Adventure in UNIX commands

Gary Samuelson garys at bunkerb.UUCP
Thu Feb 23 01:51:16 AEST 1984


Recently, net.unix was treated to an "adventure shell," showing
how the sentence structure of adventure could be used in a
Unix user context.

Then we were treated to another (not THE other) side of the
story -- a script from adventure as it might appear if you
were intereacting with DCL (one of, again not THE command
languages available with VMS).

So, I guess it is time to show the same script, using UNIX-style
commands.

$ adv
Usage: adv [ionsewNSEWudULtTDKfBwlI] [bwrCpmPaBvsednlfkjScRg]

$ adv l
road

$ adv i
building
 
keys
lamp
food
bottle
water

$ adv t k l f W
building

$ adv I
keys
lamp
food
bottle
 water

$ adv O
road

$ adv L
road, stream, building

$ adv -3 D
stream

slit

grate
 locked

$ adv U
grate
 unlocked 

$ adv d
chamber
grate
 unlocked 

$ adv w
cobbles
wicker cage

$ adv t w
cobbles

$ adv q
core dumped

(You get the general idea... or do you?)

A little explanation (totally un-UNIX of me):

1) Each time a UNIX command is executed, it does one thing and then
   exits.  Thus you have to type 'adv' every time.

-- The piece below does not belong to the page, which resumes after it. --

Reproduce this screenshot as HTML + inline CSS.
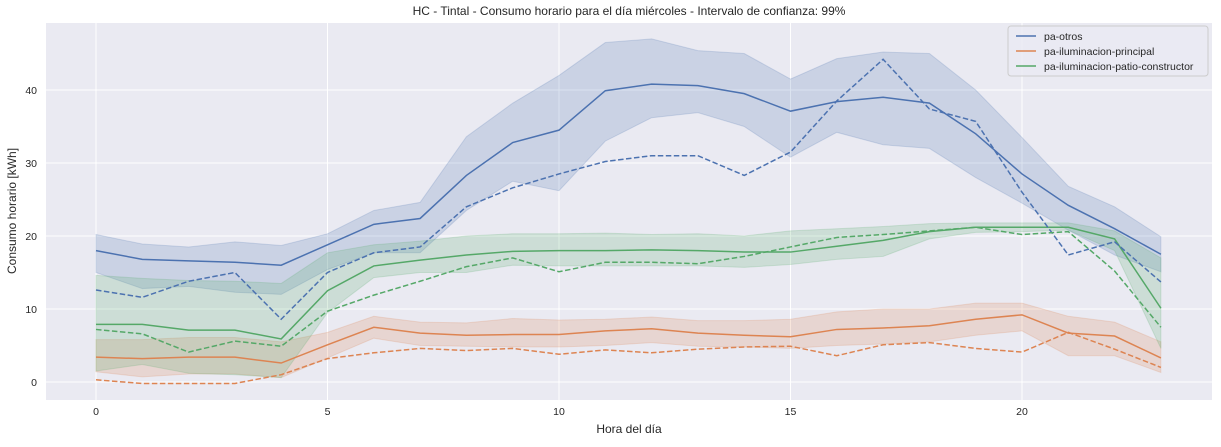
<!DOCTYPE html>
<html><head><meta charset="utf-8">
<style>
body{margin:0;background:#fff;font-family:"Liberation Sans",sans-serif;}
svg text{font-family:"Liberation Sans",sans-serif;fill:#262626;}
</style></head>
<body>
<svg id="chart" width="1221" height="442" xmlns="http://www.w3.org/2000/svg">
<rect x="46" y="23" width="1166" height="377" fill="#eaeaf2"/>
<g id="grid"></g><g id="bands"></g><g id="lines"></g><g id="ticks"></g>
<text x="629" y="15" text-anchor="middle" font-size="12">HC - Tintal - Consumo horario para el día miércoles - Intervalo de confianza: 99%</text>
<text x="629" y="433" text-anchor="middle" font-size="12">Hora del día</text>
<text transform="translate(16,211) rotate(-90)" text-anchor="middle" font-size="12">Consumo horario [kWh]</text>
<g>
<rect x="1008" y="26" width="200" height="50" rx="3" fill="#eaeaf2" stroke="#cccccc" fill-opacity="0.8"/>
<line x1="1016" y1="36" x2="1036" y2="36" stroke="#4c72b0" stroke-width="1.5"/>
<text x="1044" y="40" font-size="10.5">pa-otros</text>
<line x1="1016" y1="51" x2="1036" y2="51" stroke="#dd8452" stroke-width="1.5"/>
<text x="1044" y="55" font-size="10.5">pa-iluminacion-principal</text>
<line x1="1016" y1="66" x2="1036" y2="66" stroke="#55a868" stroke-width="1.5"/>
<text x="1044" y="70" font-size="10.5">pa-iluminacion-patio-constructor</text>
</g>
</svg>
<script>
const hours=[0,1,2,3,4,5,6,7,8,9,10,11,12,13,14,15,16,17,18,19,20,21,22,23];
const xTicks=[0,5,10,15,20];
const yTicks=[0,10,20,30,40];
const otrosMean=[18,16.8,16.6,16.4,16,18.8,21.6,22.4,28.3,32.8,34.5,39.9,40.8,40.6,39.5,37.1,38.4,39,38.2,34,28.5,24.2,21,17.5];
const otrosLo=[15,12.8,13.1,12.3,12,15.4,17.7,17.7,23.5,27.5,26.2,33,36.2,36.9,35,30.8,34.2,32.5,32,28,24.5,20.8,17.4,15.1];
const otrosHi=[20.2,18.9,18.5,19.2,18.7,20.3,23.5,24.6,33.6,38.2,42,46.5,47,45.4,45,41.5,44.3,45.2,45,40,33.5,26.8,24,19.9];
const otrosRef=[12.6,11.6,13.8,15,8.6,15,17.7,18.5,24,26.6,28.5,30.2,31,31,28.3,31.5,38.5,44.2,37.4,35.7,26,17.4,19.2,13.7];
const patioMean=[7.9,7.9,7.1,7.1,5.9,12.5,15.9,16.7,17.4,17.9,18,18,18.1,18,17.8,17.8,18.6,19.4,20.6,21.2,21.2,21.2,19.6,10.1];
const patioLo=[1.5,2.4,1.2,1,0.6,9.5,14.3,15,15,16,15.9,15.9,15.9,15.9,15.7,16.1,16.8,17.2,19.6,20.5,20.6,20.8,18,4.6];
const patioHi=[14.6,14.2,13.9,13.8,13.5,17.7,18.8,19.3,20,20.3,20.3,20.4,20.2,20.3,20,20.7,21,21.3,21.7,21.8,21.8,21.8,20.7,17];
const patioRef=[7.2,6.6,4.1,5.6,4.9,9.7,11.9,13.8,15.8,17,15.1,16.4,16.4,16.2,17.2,18.5,19.8,20.2,20.7,21.2,20.2,20.6,15.2,7.5];
const princMean=[3.4,3.2,3.4,3.4,2.6,5.1,7.5,6.7,6.4,6.5,6.5,7,7.3,6.7,6.4,6.2,7.2,7.4,7.7,8.6,9.2,6.7,6.3,3.3];
const princLo=[1.4,0.7,1.1,1.1,0.6,3.3,6,5,4.9,4.8,4.8,5,5.4,4.9,4.8,4.6,5,5.2,5.5,6.4,7,3.6,3.6,1.3];
const princHi=[5.8,5.8,6.1,6.1,5.5,6.8,9,8.2,8.1,8.7,8.5,8.6,8.9,8.4,8.4,8.6,9.6,10,10,10.8,10.8,9,8.2,5.5];
const princRef=[0.3,-0.2,-0.2,-0.2,1,3.2,4,4.6,4.3,4.6,3.8,4.4,4,4.5,4.8,4.9,3.6,5.1,5.4,4.6,4.1,6.8,4.5,2];

const X=h=>96+h*46.3;
const Y=v=>382-v*7.3;
const NS="http://www.w3.org/2000/svg";
function mk(tag,parent,attrs){const e=document.createElementNS(NS,tag);for(const k in attrs)e.setAttribute(k,attrs[k]);document.getElementById(parent).appendChild(e);return e;}
xTicks.forEach(t=>{
  const l=mk('line','grid',{x1:X(t),x2:X(t),y1:23,y2:400,stroke:'#fff','stroke-width':1});
  
  
  const tx=mk('text','ticks',{x:X(t),y:415,'text-anchor':'middle','font-size':10.5});
  tx.textContent=t;
  
  
});
yTicks.forEach(t=>{
  const l=mk('line','grid',{x1:46,x2:1212,y1:Y(t),y2:Y(t),stroke:'#fff','stroke-width':1});
  
  
  const tx=mk('text','ticks',{x:37,y:Y(t)+4,'text-anchor':'end','font-size':10.5});
  tx.textContent=t;
  
  
});
function band(lo,hi,color,name){
  let d='M'+hours.map((h,i)=>X(h)+','+Y(hi[i])).join('L');
  d+='L'+hours.slice().reverse().map(h=>X(h)+','+Y(lo[h])).join('L')+'Z';
  const p=mk('path','bands',{d:d,fill:color,'fill-opacity':0.2,stroke:color,'stroke-opacity':0.2});
  
  
}
function line(vals,color,dash,name){
  const d='M'+hours.map((h,i)=>X(h)+','+Y(vals[i])).join('L');
  const p=mk('path','lines',{d:d,fill:'none',stroke:color,'stroke-width':1.5});
  if(dash)p.setAttribute('stroke-dasharray','5.5,2.5');
  
  
}
const B='#4c72b0',O='#dd8452',G='#55a868';
band(otrosLo,otrosHi,B,'otros-confidence-band');
band(princLo,princHi,O,'principal-confidence-band');
band(patioLo,patioHi,G,'patio-confidence-band');
line(otrosMean,B,false,'otros-mean-line');
line(princMean,O,false,'principal-mean-line');
line(patioMean,G,false,'patio-mean-line');
line(otrosRef,B,true,'otros-dashed-line');
line(princRef,O,true,'principal-dashed-line');
line(patioRef,G,true,'patio-dashed-line');
</script>
</body></html>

2) The syntax for the UNIX-style adventure consists of single letter
   verbs followed by single letter objects.  If there are more than
   52 verbs (since case is significant), too bad.  If there are more
   than two verbs which start with the same letter, well, the extra
   ones will have to use letters other than their initials.

3) Each time a command is executed, if one word is sufficient to
   identify the location to the experienced adventurer, that's all
   you get.

4) 'adv L' is UNIX for 'look'.  It gives you three words, maybe as
   many as five.

Gary Samuelson
ittvax!bunker!bunkerb!garys

UNIX is a trademark of Bell Laboratories.